Thomas-Greenfield has been keenly focused on that, authoring a report in September with Bill Burns, another career ambassador who was reportedly on Biden's shortlist for secretary of state, about transforming and modernizing the agency -- including technological updates, changes in promotions and assignments, expanding career tracks and improving diversity.
For years, LTG has on her own focused on that last issue in particular -- mentoring young diplomats, especially Black and female officials, some of whom described her as a mother or aunt figure.
That work has lifted a younger generation of diplomats, helping steer their careers or find them new postings, even after she retired in 2017. After Trump’s election -- as many chose to leave or were pushed out from State -- she even urged a group of young diplomats to stay in the Foreign Service despite any challenges ahead, according to one official.

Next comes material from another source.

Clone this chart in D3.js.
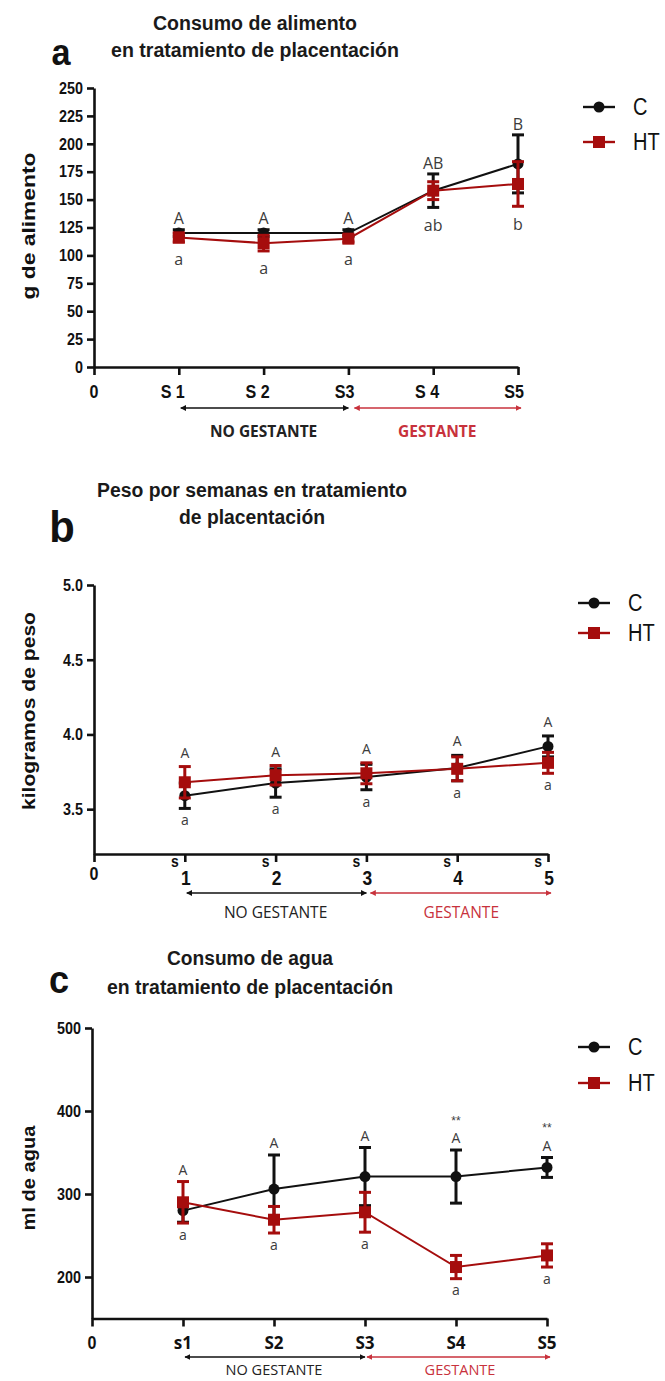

After sinking morale and political appointees taking senior postings, her nomination is a boost for career diplomats, according to a former Foreign Service officer who worked closely with her.
"It makes career folks feel seen and makes them feel valued. It makes them feel like their work matters and that there is a path for promotion to the highest levels of government," they told ABC News.
Thomas-Greenfield struggled personally with similar issues at times. In 2007, she sought to be U.S. ambassador to The Gambia, but the assistant secretary for African affairs at the time encouraged her to go for ambassador to Kenya, a more senior role.
"If you really think I'm capable of being ambassador to Kenya, then I want to be ambassador to Liberia," she said, recounting the story on "Global Dispatches," because the country had just emerged from civil wars and the election of Africa's first female president.
Her work in Liberia is still felt, several officials said, with one calling her the people's ambassador.
"There are likely market women across Liberia who are like, 'Yes, she's back. Yes, we love her,'" said the first State Department official, "but I think you'll also see that among heads of state who have had experiences with her and know that she's true and genuine and that her interest is truly in moving the continent forward and having the U.S. engaging in a way that we're able to assist in that."
That warmth and empathy is her greatest strength, according to colleagues, who say she can push U.S. priorities without seeming to scold – a "craft of diplomacy (that) will serve the United States extremely well and, frankly, I'd say better than most of the last U.S. U.N. ambassadors," according to Frazer.
"She just has much more of a common people's touch. … Other diplomats open up very quickly to her and respond very warmly towards her," said Frazer. Even "at the head of state level, I've just seen her put them at ease, and they open up almost immediately, and that's a very unusual ability."
A third State Department official said the same.
"You cannot discount kindness and relatability and just being a caring human being in this gig. … This year and what we've dealt with the last four years should show you that the essence of getting things done is knowing how to work together."
That also seems to be part of why some in the "America First" crowd have criticized her.
Asked by Fox News about her comment last week that diplomacy and multilateralism are "back," Secretary of State Mike Pompeo shot back, "Where to begin. … Multilateralism for the sake of hanging out with your buddies at a cool cocktail party? That's not in the best interests of the United States."
Pompeo's comments are emblematic of the problem under the Trump administration, several officials said.
"It honestly indicates that he has no idea what diplomacy means and he never invested in understanding the State Department and how we work with others around the world," said the third State Department official. "He's irrelevant."